One of my main reasons for visiting Zadar was to use it as a jumping point to visit the Plitvice Lakes. You can get there from Zagreb, or stay in a town near the lakes, but I thought doing a tour would be the best way to see the most possible. There are dozens of lakes and trails that really need about 3-4 days to explore everything, but I opted for about 15km of it in a group instead. The lakes are part of a large nature reserve that currently the government is doing a good job of screwing up keeping the UNESCO World Heritage site status. There are a lot of outside interests looking to build massive hotels, which would be such a shame. During the Balkan Wars, even the soldiers respected the beauty of the place and didn’t fight or lay landmines in the pristine area. 

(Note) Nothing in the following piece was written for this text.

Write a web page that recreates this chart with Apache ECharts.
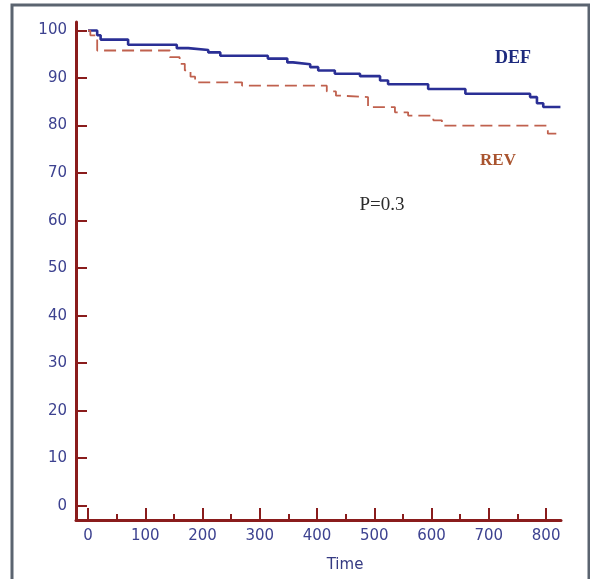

All of the pathways are wooden bridges that have been built so you don’t step on the plants and are able to get over the waterfalls. The water is crystal clear and a stunning blue because of the limestone that forms all of the rocks. Limestone also means that the formations are quite fragile. I learned that one person taking a selfie stepped over the edge of a railing, the limestone cliff edge broke, and she fell to her death. Don’t be that person that steps over the railing. 

During the summer season, you are walking shoulder to shoulder on these pathways, squished with other tour groups taking photos. During the off-season, we saw 2 other large groups and that’s it.

I think the pictures will explain just how incredible and peaceful this place is, and even though it’s not a lush, overgrown area in the winter months, it is still absolutely breathtaking.